- Born: Munger, Bihar
- Education: Bhagalpur University
- Occupations: Lawyer, Dalit activist
- Known for: Activism for Dalit women's rights

= Gauri Kumari =

Indian Dalit activist and lawyer from Bihar

Gauri Kumari is an Indian Dalit activist and lawyer from Munger, Bihar.

She practices at the Munger Civil Court in Bihar. She has been working with All India Dalit Mahila Adhikar Manch since 2008 and is also associated with National Campaign on Dalit Human Rights. Her work towards spreading legal awareness and rights for Dalit women and girls has been recognised by award from the National Foundation for India in 2024-25.

== Biography ==
Kumari was born in Munger district, Bihar, one of the most backward districts in India. Her father worked as a sweeper. One of the five children in the family, she contracted polio at the age of four, which affects her ability to walk. After her parents died when she was young, she took on the responsibility of caring for her younger siblings. She has spoken about facing multiple layers of discrimination due to her caste, gender, and disability.

She completed her education with help of a government scholarship and obtained double graduate degree in law from Bhagalpur University.
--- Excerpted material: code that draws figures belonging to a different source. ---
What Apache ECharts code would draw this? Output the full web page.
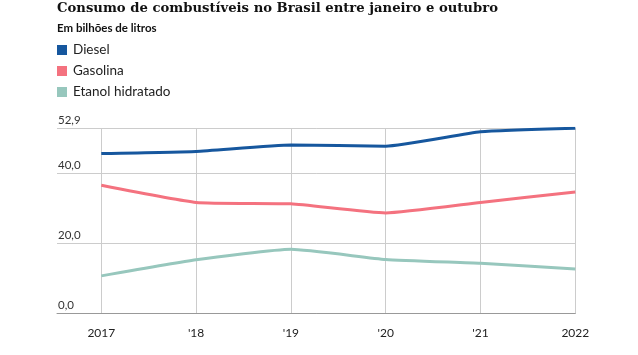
<!DOCTYPE html>
<html>
<head>
<meta charset="utf-8">
<script src="https://cdn.jsdelivr.net/npm/echarts@6/dist/echarts.min.js"></script>
<style>
html,body{margin:0;padding:0;background:#fff;}
#chart{width:638px;height:355px;}
</style>
</head>
<body>
<div id="chart"></div>
<script>
const categories = ['2017', "'18", "'19", "'20", "'21", '2022'];
const diesel = [45.7, 46.3, 48.1, 47.8, 51.9, 52.9];
const gasolina = [36.6, 31.7, 31.3, 28.7, 31.7, 34.7];
const etanol = [10.7, 15.3, 18.3, 15.4, 14.3, 12.7];
const seriesNames = ['Diesel', 'Gasolina', 'Etanol hidratado'];
const yMin = 0, yMax = 52.9, yInterval = 20;

const colors = ['#16579e', '#f4727f', '#97c7bd'];
const chart = echarts.init(document.getElementById('chart'), null, {renderer: 'canvas'});
const fmt = v => v.toFixed(1).replace('.', ',');
const gridTop = 128.3, gridBottom = 41.7, gridRight = 62.7;

chart.setOption({
  animation: false,
  title: {
    text: 'Consumo de combustíveis no Brasil entre janeiro e outubro',
    subtext: 'Em bilhões de litros',
    left: 52, top: 0, padding: [2, 5],
    itemGap: 7,
    textStyle: {fontFamily: 'DejaVu Serif', fontWeight: 'bold', fontSize: 13.2, color: '#111'},
    subtextStyle: {fontFamily: 'Lato', fontWeight: 'bold', fontSize: 11.5, color: '#111'}
  },
  legend: {
    orient: 'vertical', left: 52, top: 38,
    icon: 'rect', itemWidth: 10, itemHeight: 10, itemGap: 7,
    data: seriesNames,
    textStyle: {fontFamily: 'Lato', fontSize: 13.5, color: '#222', lineHeight: 14, padding: [0, 0, 0, 1]}
  },
  grid: [
    {left: 57, right: gridRight, top: gridTop, bottom: gridBottom},
    {left: 101.3, right: gridRight, top: gridTop, bottom: gridBottom}
  ],
  xAxis: [
    {gridIndex: 0, type: 'value', min: 0, max: 1, show: true,
     axisLine: {show: true, lineStyle: {color: '#999', width: 1}},
     axisTick: {show: false}, axisLabel: {show: false}, splitLine: {show: false}, z: 5},
    {gridIndex: 1, type: 'category', data: categories, boundaryGap: false,
     axisLine: {show: false}, axisTick: {show: false},
     axisLabel: {margin: 14, fontFamily: 'Lato', fontSize: 12, color: '#222'},
     splitLine: {show: true, lineStyle: {color: '#cccccc', width: 1}}}
  ],
  yAxis: [
    {gridIndex: 0, type: 'value', min: yMin, max: yMax, interval: yInterval,
     axisLine: {show: false}, axisTick: {show: false},
     axisLabel: {inside: true, margin: 1, verticalAlign: 'bottom', padding: [0, 0, 2, 0],
                 formatter: fmt, fontFamily: 'Lato', fontSize: 11.5, color: '#333'},
     splitLine: {show: true, lineStyle: {color: '#cccccc', width: 1}}},
    {gridIndex: 1, type: 'value', min: yMin, max: yMax, interval: yInterval, show: false,
     splitLine: {show: false}}
  ],
  series: [diesel, gasolina, etanol].map((d, i) => ({
    name: seriesNames[i], type: 'line', xAxisIndex: 1, yAxisIndex: 1,
    data: d, symbol: 'none', smooth: 0.15,
    lineStyle: {color: colors[i], width: 3}, itemStyle: {color: colors[i]}, z: 10
  }))
});
</script>
</body>
</html>
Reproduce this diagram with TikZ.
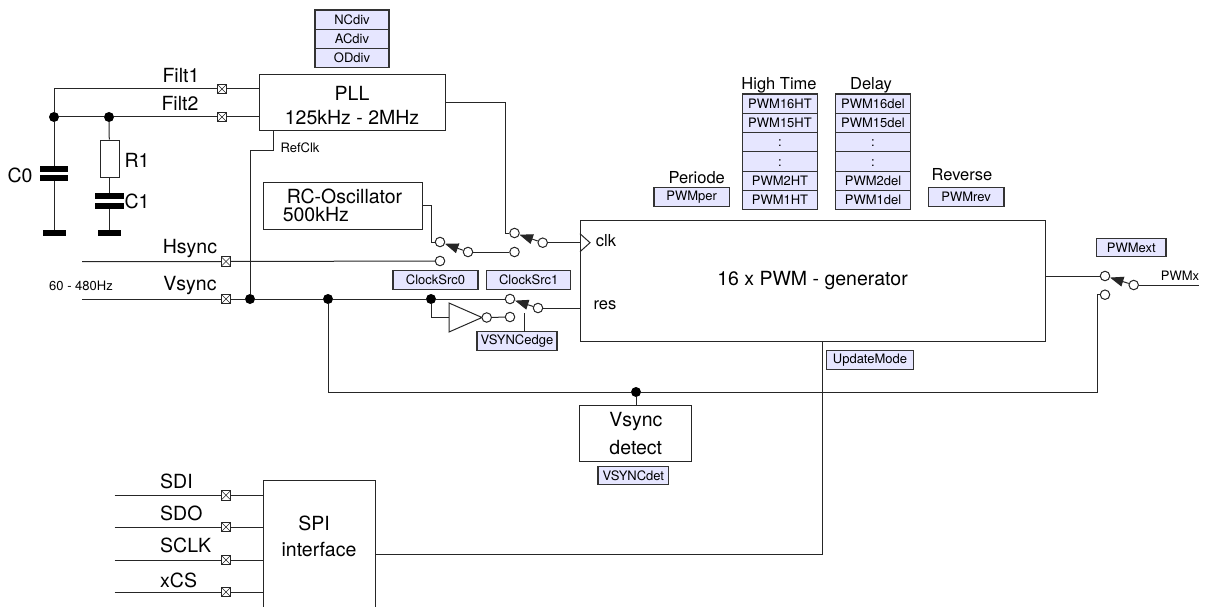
\documentclass[tikz,border=0pt]{standalone}
\usepackage{fontspec}
\setmainfont{TeX Gyre Heros}
\usetikzlibrary{arrows.meta,positioning,shapes.geometric,shapes.multipart}
\definecolor{regfill}{HTML}{E6E6FF}
\newcommand{\regrow}[1]{\rule[-4.4pt]{0pt}{18.2pt}#1}
\tikzset{
    wire/.style={line width=1pt, draw=black!85},
    bigtext/.style={font=\fontsize{19.5}{26}\selectfont},
    smalltext/.style={font=\fontsize{13}{15}\selectfont, inner sep=0pt},
    block/.style={draw=black!85, line width=1pt, fill=white, inner sep=0pt, outer sep=0pt, bigtext, align=center},
    reg/.style={draw=black!80, line width=1.1pt, fill=regfill, inner sep=0pt, outer sep=0pt,
        minimum height=18.7pt, font=\fontsize{13}{15}\selectfont},
    regstack/.style={
        rectangle split,
        rectangle split part fill={regfill},
        draw=black!80, line width=1.1pt,
        inner xsep=0pt, inner ysep=0pt, outer sep=0pt,
        text width=#1, align=center,
        font=\fontsize{13}{15}\selectfont
    },
    pad/.style={draw=black!85, line width=0.7pt, fill=white, minimum size=9.5pt, inner sep=0pt,
        path picture={
            \draw[line width=0.6pt] (path picture bounding box.north west) -- (path picture bounding box.south east);
            \draw[line width=0.6pt] (path picture bounding box.south west) -- (path picture bounding box.north east);
        }},
    contact/.style={circle, draw=black!85, line width=1pt, fill=white, minimum size=9.5pt, inner sep=0pt},
    junction/.style={circle, fill=black, minimum size=10pt, inner sep=0pt},
    plate/.style={fill=black, minimum height=5.2pt, inner sep=0pt},
    swarm/.style={wire, -{Triangle[length=13.5pt,width=10pt]}}
}
\begin{document}
\begin{tikzpicture}[x=1pt, y=-1pt]
    \useasboundingbox (0,0) rectangle (1212,607);

    % PLL and its filter
    \node (pll) [block, minimum width=186pt, minimum height=56pt] at (352,103)
        {\rule{0pt}{19pt}PLL\\[-2pt]125kHz - 2MHz};
    \node (pllregs) [
        regstack=74pt,
        rectangle split parts=3,
        anchor=north
    ] at (352,10)
    {
        \nodepart{one} \regrow{NCdiv}
        \nodepart{two} \regrow{ACdiv}
        \nodepart{three} \regrow{ODdiv}
    };
    \node (padfa) [pad] at (222,89) {};
    \node (padfb) [pad] at (222,117) {};
    \node [bigtext, inner sep=0pt] at (181,75) {Filt1};
    \node [bigtext, inner sep=0pt] at (180,103) {Filt2};
    \coordinate (corner) at (54,89);
    \node (jca) [junction] at (54,117) {};
    \node (jcb) [junction] at (109,117) {};
    \node (capa) [plate, minimum width=28pt] at (54,169) {};
    \node (capb) [plate, minimum width=28pt] at (54,178) {};
    \node (gnda) [plate, minimum width=23pt] at (54,233) {};
    \node (res) [draw=black!85, line width=1pt, fill=white, minimum width=19pt, minimum height=37pt, inner sep=0pt] at (109.5,158.5) {};
    \node (capc) [plate, minimum width=29pt] at (109.5,196) {};
    \node (capd) [plate, minimum width=29pt] at (109.5,206) {};
    \node (gndb) [plate, minimum width=23pt] at (109.5,233) {};
    \node [bigtext, inner sep=0pt] at (20,175) {C0};
    \node [bigtext, inner sep=0pt] at (137,160) {R1};
    \node [bigtext, inner sep=0pt] at (137,201) {C1};
    \node [smalltext] at (300,148) {RefClk};

    % clock selection
    \node (rcosc) [block, minimum width=159pt, minimum height=47pt, align=left,
        font=\fontsize{19.5}{18}\selectfont] at (342.5,205.5)
        {\hspace*{4pt}RC-Oscillator\\500kHz};
    \node (swaa) [contact] at (440,242) {};
    \node (swab) [contact] at (440,261) {};
    \node (swao) [contact] at (468,252) {};
    \node (swba) [contact] at (514.5,233) {};
    \node (swbb) [contact] at (514.5,252) {};
    \node (swbo) [contact] at (542.7,242.7) {};
    \node (csa) [reg, minimum width=85pt] at (435.5,280.2) {ClockSrc0};
    \node (csb) [reg, minimum width=84pt] at (528.7,280.2) {ClockSrc1};
    \node (padh) [pad] at (226,261.5) {};
    \node (padv) [pad] at (226,299) {};
    \node [bigtext, inner sep=0pt] at (190,249) {Hsync};
    \node [bigtext, inner sep=0pt] at (190,286) {Vsync};
    \node [smalltext] at (81,285.7) {60 - 480Hz};
    \coordinate (hsin) at (82,261.5);
    \coordinate (vsin) at (82,299);

    % reset path
    \node (jref) [junction] at (250,299) {};
    \node (jdet) [junction] at (328,299) {};
    \node (jinv) [junction] at (431,299) {};
    \node (swca) [contact] at (510,299) {};
    \node (swcb) [contact] at (510,317) {};
    \node (swco) [contact] at (538,308) {};
    \node (inv) [draw=black!85, line width=1pt, fill=white, isosceles triangle, isosceles triangle stretches,
        minimum width=29pt, minimum height=33pt, inner sep=0pt, outer sep=0pt, anchor=apex] at (482,317.5) {};
    \node (invo) [contact] at (486.7,317.5) {};
    \node (edge) [reg, minimum width=80pt] at (517,341) {VSYNCedge};
    \coordinate (edgeup) at (524,313);

    % generator
    \node (pwm) [block, minimum width=465pt, minimum height=121pt] at (812.5,280.5)
        {16 x PWM - generator};
    \node [font=\fontsize{16.5}{18}\selectfont, inner sep=0pt] at (606,241) {clk};
    \node [font=\fontsize{16.5}{18}\selectfont, inner sep=0pt] at (605,305) {res};
    \node (hightime) [
        regstack=75.4pt,
        rectangle split parts=6,
        anchor=north west
    ] at (742.3,94)
    {
        \nodepart{one} \regrow{PWM16HT}
        \nodepart{two} \regrow{PWM15HT}
        \nodepart{three} \regrow{:}
        \nodepart{four} \regrow{:}
        \nodepart{five} \regrow{PWM2HT}
        \nodepart{six} \regrow{PWM1HT}
    };
    \node (delay) [
        regstack=75.4pt,
        rectangle split parts=6,
        right=17.6pt of hightime
    ]
    {
        \nodepart{one} \regrow{PWM16del}
        \nodepart{two} \regrow{PWM15del}
        \nodepart{three} \regrow{:}
        \nodepart{four} \regrow{:}
        \nodepart{five} \regrow{PWM2del}
        \nodepart{six} \regrow{PWM1del}
    };
    \node [font=\fontsize{16.5}{18}\selectfont, inner sep=0pt] at (779,85) {High Time};
    \node [font=\fontsize{16.5}{18}\selectfont, inner sep=0pt] at (871,85) {Delay};
    \node (per) [reg, minimum width=75.4pt] at (691.7,196.7) {PWMper};
    \node (rev) [reg, minimum width=75.6pt] at (966.2,196.7) {PWMrev};
    \node [font=\fontsize{16.5}{18}\selectfont, inner sep=0pt] at (696.7,177.2) {Periode};
    \node [font=\fontsize{16.5}{18}\selectfont, inner sep=0pt] at (962,174.7) {Reverse};
    \node (update) [reg, minimum width=86.5pt] at (870,359.7) {UpdateMode};

    % output
    \node (ext) [reg, minimum width=69.3pt] at (1131.3,247.5) {PWMext};
    \node (swda) [contact] at (1105,276) {};
    \node (swdb) [contact] at (1105,294.7) {};
    \node (swdo) [contact] at (1133.7,285) {};
    \coordinate (pwmout) at (1199,285);
    \node [smalltext] at (1180,276) {PWMx};

    % vsync detection
    \node (det) [block, minimum width=111.7pt, minimum height=56.3pt, font=\fontsize{19.5}{28}\selectfont] at (635.8,433.8)
        {Vsync\\detect};
    \node (detreg) [reg, minimum width=70.7pt] at (633.3,475.5) {VSYNCdet};
    \node (jbus) [junction] at (636,392) {};

    % spi
    \node (spi) [block, anchor=north west, minimum width=112.4pt, minimum height=129pt] at (263.3,480) {};
    \node [bigtext, inner sep=0pt] at (314,523) {SPI};
    \node [bigtext, inner sep=0pt] at (319,550) {interface};
    \node (padsa) [pad] at (226,495.3) {};
    \node (padsb) [pad] at (226,527) {};
    \node (padsc) [pad] at (226,560) {};
    \node (padsd) [pad] at (226,592) {};
    \coordinate (sain) at (114.7,495.3);
    \coordinate (sbin) at (114.7,527);
    \coordinate (scin) at (114.7,560);
    \coordinate (sdin) at (114.7,592);
    \node [bigtext, inner sep=0pt, anchor=west] at (160,481) {SDI};
    \node [bigtext, inner sep=0pt, anchor=west] at (160,513) {SDO};
    \node [bigtext, inner sep=0pt, anchor=west] at (160,545) {SCLK};
    \node [bigtext, inner sep=0pt, anchor=west] at (160,580.7) {xCS};

    % connectors
    \draw[wire] (corner) -- (padfa) -- (padfa -| pll.west);
    \draw[wire] (corner) -- (jca) -- (capa);
    \draw[wire] (capb) -- (gnda);
    \draw[wire] (jca) -- (jcb) -- (padfb) -- (padfb -| pll.west);
    \draw[wire] (jcb) -- (res);
    \draw[wire] (res) -- (capc);
    \draw[wire] (capd) -- (gndb);
    \draw[wire] (pll.south west) ++(14,0) -- ++(0,19) -| (jref);
    \draw[wire] (pll.east) -| (505.7,233) -- (swba);
    \draw[wire] (rcosc.east) -- ++(9,0) |- (swaa);
    \draw[wire] (hsin) -- (padh) -- (swab);
    \draw[swarm] (swao) -- (swaa);
    \draw[wire] (swao) -- (swbb);
    \draw[swarm] (swbo) -- (swba);
    \draw[wire] (swbo) -- (swbo -| pwm.west);
    \draw[wire] (swbo -| pwm.west) ++(0,-9) -- ++(10,9) -- ++(-10,9);
    \draw[wire] (vsin) -- (padv) -- (jref) -- (jdet) -- (jinv) -- (swca);
    \draw[wire] (jinv) |- (inv.lower side);
    \draw[wire] (invo) -- (swcb);
    \draw[swarm] (swco) -- (swca);
    \draw[wire] (swco) -- (swco -| pwm.west);
    \draw[wire] (edgeup) -- (edgeup |- edge.north);
    \draw[wire] (swda -| pwm.east) -- (swda);
    \draw[swarm] (swdo) -- (swda);
    \draw[wire] (swdo) -- (pwmout);
    \draw[wire] (jdet) |- (jbus) -| (1097,294.7) -- (swdb);
    \draw[wire] (jbus) -- (jbus |- det.north);
    \draw[wire] (sain) -- (padsa) -- (padsa -| spi.west);
    \draw[wire] (sbin) -- (padsb) -- (padsb -| spi.west);
    \draw[wire] (scin) -- (padsc) -- (padsc -| spi.west);
    \draw[wire] (sdin) -- (padsd) -- (padsd -| spi.west);
    \draw[wire] (spi.east |- 0,554.3) -| (822,340.5);
\end{tikzpicture}
\end{document}
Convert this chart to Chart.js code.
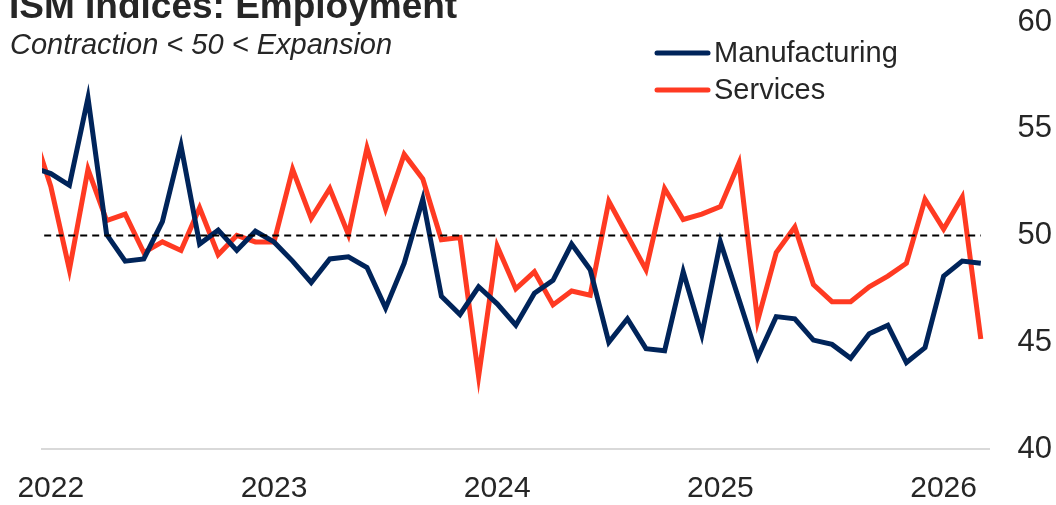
<!DOCTYPE html>
<html>
<head>
<meta charset="utf-8">
<script src="https://cdn.jsdelivr.net/npm/chart.js@4/dist/chart.umd.min.js"></script>
<style>
    html, body { margin: 0; padding: 0; background: #fff; }
    #wrap { width: 1056px; height: 505px; position: relative; }
</style>
</head>
<body>
<div id="wrap"><canvas id="ismChart"></canvas></div>
<script>
// Monthly readings, Dec 2021 .. Mar 2026
const months = [
    'Dec 2021',
    'Jan 2022', 'Feb 2022', 'Mar 2022', 'Apr 2022', 'May 2022', 'Jun 2022', 'Jul 2022', 'Aug 2022', 'Sep 2022', 'Oct 2022', 'Nov 2022', 'Dec 2022',
    'Jan 2023', 'Feb 2023', 'Mar 2023', 'Apr 2023', 'May 2023', 'Jun 2023', 'Jul 2023', 'Aug 2023', 'Sep 2023', 'Oct 2023', 'Nov 2023', 'Dec 2023',
    'Jan 2024', 'Feb 2024', 'Mar 2024', 'Apr 2024', 'May 2024', 'Jun 2024', 'Jul 2024', 'Aug 2024', 'Sep 2024', 'Oct 2024', 'Nov 2024', 'Dec 2024',
    'Jan 2025', 'Feb 2025', 'Mar 2025', 'Apr 2025', 'May 2025', 'Jun 2025', 'Jul 2025', 'Aug 2025', 'Sep 2025', 'Oct 2025', 'Nov 2025', 'Dec 2025',
    'Jan 2026', 'Feb 2026', 'Mar 2026'
];

const manufacturing = [
    53.2,
    52.9, 52.35, 56.45, 50.05, 48.8, 48.9, 50.65, 54.2, 49.6, 50.25, 49.3, 50.2,
    49.7, 48.8, 47.8, 48.9, 49.0, 48.5, 46.6, 48.7, 51.7, 47.15, 46.3, 47.6,
    46.8, 45.8, 47.3, 47.9, 49.6, 48.4, 45.0, 46.1, 44.7, 44.6, 48.3, 45.35,
    49.7, 47.0, 44.3, 46.2, 46.1, 45.1, 44.9, 44.25, 45.4, 45.8, 44.05, 44.75,
    48.1, 48.8, 48.7
];

const services = [
    55.0,
    52.3, 48.4, 53.1, 50.7, 51.0, 49.2, 49.7, 49.3, 51.3, 49.1, 50.0, 49.7,
    49.7, 53.1, 50.8, 52.2, 50.05, 54.1, 51.25, 53.8, 52.65, 49.8, 49.9, 43.4,
    49.5, 47.5, 48.3, 46.75, 47.4, 47.2, 51.6, 50.0, 48.4, 52.2, 50.75, 51.0,
    51.35, 53.4, 46.0, 49.2, 50.4, 47.7, 46.9, 46.9, 47.6, 48.1, 48.7, 51.7,
    50.3, 51.8, 45.15
];

const yearLabels = ['2022', '2023', '2024', '2025', '2026'];
const yTicks = [40, 45, 50, 55, 60];

const NAVY = '#00245A';
const RED = '#FF3A22';
const TEXT = '#262626';
const FONT = '"Liberation Sans", Arial, sans-serif';

const toPoints = arr => arr.map((v, i) => ({ x: i, y: v }));
const yearIdx = yearLabels.map(y => months.indexOf('Jan ' + y));

// Title, subtitle and legend drawn on top of the chart
const overlay = {
    id: 'overlay',
    afterDraw(chart) {
        const ctx = chart.ctx;
        ctx.save();
        ctx.fillStyle = TEXT;
        ctx.textAlign = 'left';
        ctx.textBaseline = 'alphabetic';
        ctx.font = 'bold 37px ' + FONT;
        ctx.fillText('ISM Indices: Employment', 9, 18);
        ctx.font = 'italic 29px ' + FONT;
        ctx.fillText('Contraction < 50 < Expansion', 10, 54);

        const items = [['Manufacturing', NAVY, 53], ['Services', RED, 90]];
        items.forEach(([label, color, y]) => {
            ctx.strokeStyle = color;
            ctx.lineWidth = 5;
            ctx.lineCap = 'round';
            ctx.beginPath();
            ctx.moveTo(657, y);
            ctx.lineTo(708, y);
            ctx.stroke();
            ctx.fillStyle = TEXT;
            ctx.font = '29px ' + FONT;
            ctx.textBaseline = 'middle';
            ctx.fillText(label, 714, y + 1);
        });
        ctx.restore();
    }
};

const ctx = document.getElementById('ismChart').getContext('2d');
const ismChart = new Chart(ctx, {
    type: 'line',
    data: {
        datasets: [
            {
                label: 'Manufacturing',
                data: toPoints(manufacturing),
                borderColor: NAVY,
                borderWidth: 5,
                pointRadius: 0,
                tension: 0,
                clip: 0
            },
            {
                label: 'Services',
                data: toPoints(services),
                borderColor: RED,
                borderWidth: 5,
                pointRadius: 0,
                tension: 0,
                clip: 0
            },
            {
                label: 'Threshold',
                data: toPoints(months.map(() => 50)),
                borderColor: '#000',
                borderWidth: 2,
                borderDash: [7, 5],
                pointRadius: 0,
                clip: 0,
                order: -1
            }
        ]
    },
    options: {
        responsive: true,
        maintainAspectRatio: false,
        animation: false,
        layout: { padding: { left: 42, top: 22, right: 4, bottom: 0 } },
        plugins: {
            legend: { display: false },
            tooltip: { enabled: false }
        },
        scales: {
            x: {
                type: 'linear',
                min: 0.527,
                max: 51.44,
                grid: { display: false },
                border: { display: true, color: '#d9d9d9', width: 2 },
                afterBuildTicks: axis => {
                    axis.ticks = yearIdx.map(v => ({ value: v }));
                },
                afterFit: axis => { axis.height = 56; },
                ticks: {
                    autoSkip: false,
                    maxRotation: 0,
                    padding: 14,
                    color: TEXT,
                    font: { family: FONT, size: 30 },
                    callback: v => yearLabels[yearIdx.indexOf(v)]
                }
            },
            y: {
                position: 'right',
                min: 40,
                max: 60,
                grid: { display: false },
                border: { display: false },
                afterBuildTicks: axis => {
                    axis.ticks = yTicks.map(v => ({ value: v }));
                },
                afterFit: axis => { axis.width = 63; },
                ticks: {
                    padding: 0,
                    crossAlign: 'far',
                    color: TEXT,
                    font: { family: FONT, size: 31 }
                }
            }
        }
    },
    plugins: [overlay]
});
</script>
</body>
</html>
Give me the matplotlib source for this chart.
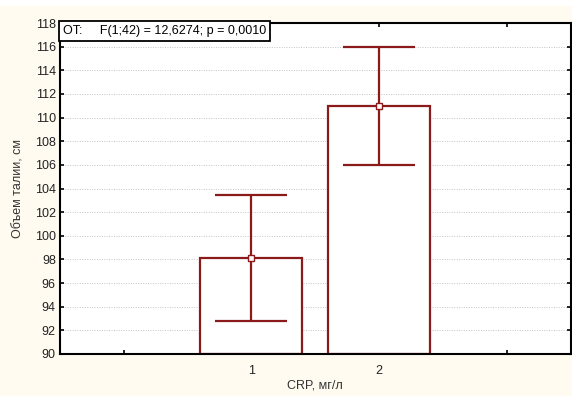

She also contested in the local district election and held the position of Member of Ward (council) in Munger for five year.

As of 2019, Kumari had been practicing as an advocate in the Munger civil court for 19 years where she has also served as a Special Public Prosecutor. She was the first Dalit woman to become a member of the Juvenile Justice Board, and the first female vice-president of the Munger Bar Council.